International education week at WLU


Photo by Kha Vo
Photo by Kha Vo

International Education Week at Wilfrid Laurier University began with a presentation on Monday evening by Jean-Marc Hachey.

The presentation, called Going Abroad 101, was a joint project by Laurier International and the Career Development Centre aimed at informing students on how to access international opportunities, but also on “how they can sell it once they return to other employers as well,” explained Jessie Eulenberg, career consultant with the Career Development Centre.

Hachey is the author of The Big Guide to Living and Working Overseas, a guide to seizing and capitalizing on international experiences.

Since publication, the guide has been converted into an interactive and informative website, which offers resources on global opportunities ranging from academic studies abroad to permanent careers.
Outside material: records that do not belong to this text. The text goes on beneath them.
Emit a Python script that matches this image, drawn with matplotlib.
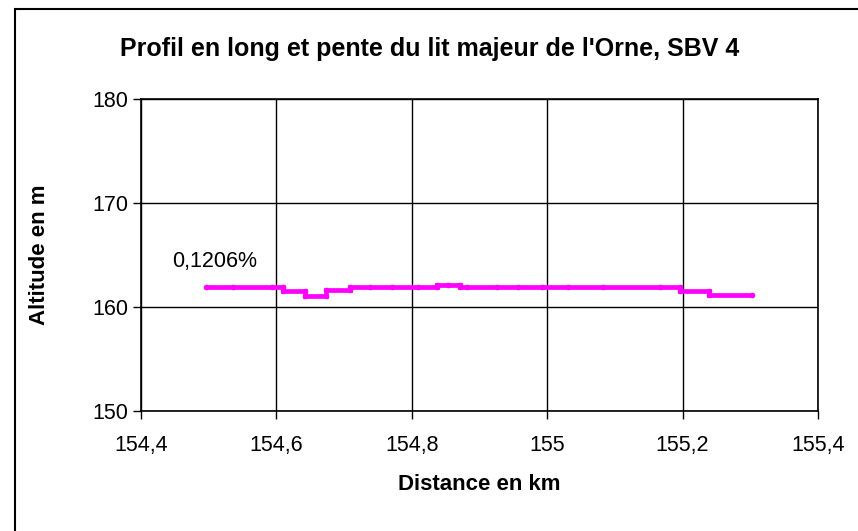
import numpy as np
import matplotlib.pyplot as plt
from matplotlib.patches import Rectangle
from matplotlib.ticker import FuncFormatter

plt.rcParams['font.family'] = ['Liberation Sans', 'DejaVu Sans']

# profile points (distance km, altitude m), steps drawn as duplicate x
dist = [154.496, 154.536, 154.594, 154.610, 154.610, 154.642, 154.642,
        154.673, 154.673, 154.709, 154.709, 154.738, 154.771, 154.809,
        154.837, 154.837, 154.853, 154.871, 154.871, 154.882, 154.926,
        154.957, 154.992, 155.031, 155.082, 155.167, 155.196, 155.196,
        155.239, 155.239, 155.303]
alt = [161.92, 161.92, 161.92, 161.92, 161.54, 161.54, 161.06,
       161.06, 161.63, 161.63, 161.92, 161.92, 161.92, 161.92,
       161.92, 162.10, 162.10, 162.10, 161.92, 161.92, 161.92,
       161.92, 161.92, 161.92, 161.92, 161.92, 161.92, 161.54,
       161.54, 161.15, 161.15]

xticks = [154.4, 154.6, 154.8, 155.0, 155.2, 155.4]
yticks = [150, 160, 170, 180]
slope_label = "0,1206%"


def fr(v, pos=None):
    s = f"{v:.1f}".rstrip('0').rstrip('.')
    return s.replace('.', ',')


fig = plt.figure(figsize=(8.58, 5.31), dpi=100)
ax = fig.add_axes([141 / 858, 1 - 411 / 531, 677 / 858, 312 / 531])

ax.plot(dist, alt, color='#FF00FF', lw=3.4, marker='o', ms=3,
        solid_joinstyle='miter', solid_capstyle='round')

ax.set_xlim(154.4, 155.4)
ax.set_ylim(150, 180)
ax.set_xticks(xticks)
ax.set_yticks(yticks)
ax.xaxis.set_major_formatter(FuncFormatter(fr))
ax.yaxis.set_major_formatter(FuncFormatter(lambda v, p: f"{v:.0f}"))
ax.grid(True, color='black', lw=1)
ax.tick_params(direction='out', length=6, width=1, labelsize=15.5)
ax.tick_params(axis='x', pad=11)
ax.tick_params(axis='y', pad=3)
for s in ax.spines.values():
    s.set_linewidth(1.2)

ax.set_xlabel('Distance en km', fontsize=16, fontweight='bold')
ax.set_ylabel('Altitude en m', fontsize=16, fontweight='bold')
ax.xaxis.set_label_coords(0.5, (411 - 474) / 312)
ax.yaxis.set_label_coords((50 - 141) / 677, 0.5)
fig.text(0.501, 1 - 49 / 531, "Profil en long et pente du lit majeur de l'Orne, SBV 4",
         ha='center', va='center', fontsize=18, fontweight='bold')
ax.text(154.446, 164.4, slope_label, fontsize=15.5, ha='left', va='center')

fig.patches.append(Rectangle((15 / 858, -0.1), 1.2, 1 - 9 / 531 + 0.1,
                             transform=fig.transFigure, fill=False,
                             edgecolor='black', lw=1.5))

fig.savefig('out.png', dpi=100)
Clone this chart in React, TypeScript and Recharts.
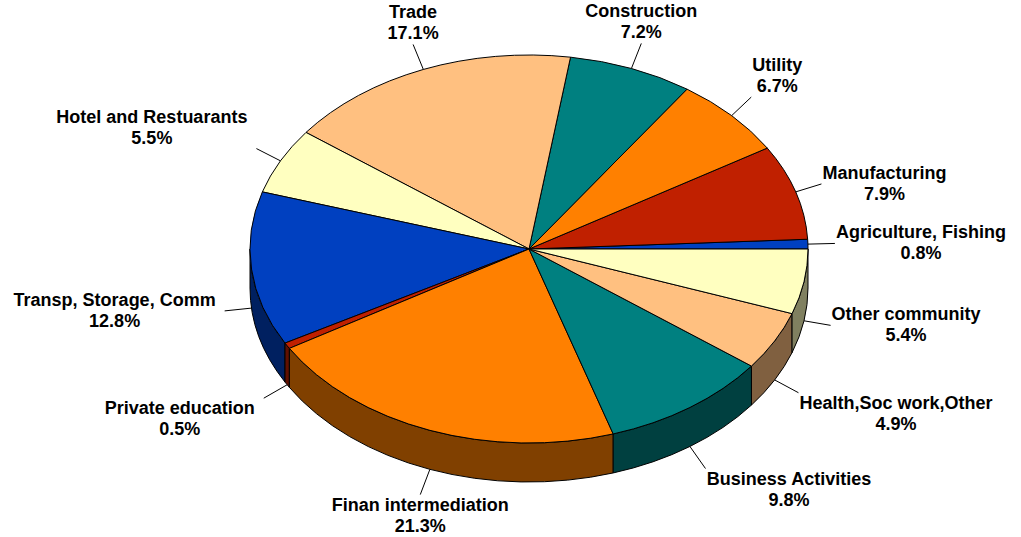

Bridging the gap between academic and career opportunities has been a central element to the programming at Laurier.

“The Career Centre and Laurier International work closely together,” said Phyllis Power, manager of global engagement programming at Laurier International. “We’re always looking for partnerships so that we can leverage each other’s strengths. Everyone benefits when we collaborate together rather than working by ourselves.”

With the boundaries of education expanding beyond the classroom, Laurier is aware of the importance of providing students with the opportunity to develop global knowledge and skills, imperative for the future work force.

“If you look at the academic mission of the university, it actually notes there that one of the core principles is global citizenship,” Power continued. “The reason for that is the diversity of the world. You don’t have to leave Canada to realize that you need intercultural competence to be able to work effectively, even in the Canadian environment.”

This importance is not lost on Laurier students, who were well aware of the value of global citizenship at the presentation.

“I have international experience, I’ve gone abroad twice,” said Heidi Madden, a fifth-year history and North American studies student, who was in attendance at the presentation. “And now, as a fifth-year student, I’m interested to know how to market those skills and those experiences to future employers.”

The presentation was streamed between the Waterloo and Brantford campuses, giving students at both locations to opportunity to capitalize on the resource, which did not go unnoticed, as many in attendance commenting on the resources available through the school.

”Students at Wilfrid Laurier University are just privileged to be in an environment where international experience is so valued and respected,” Hachey explained.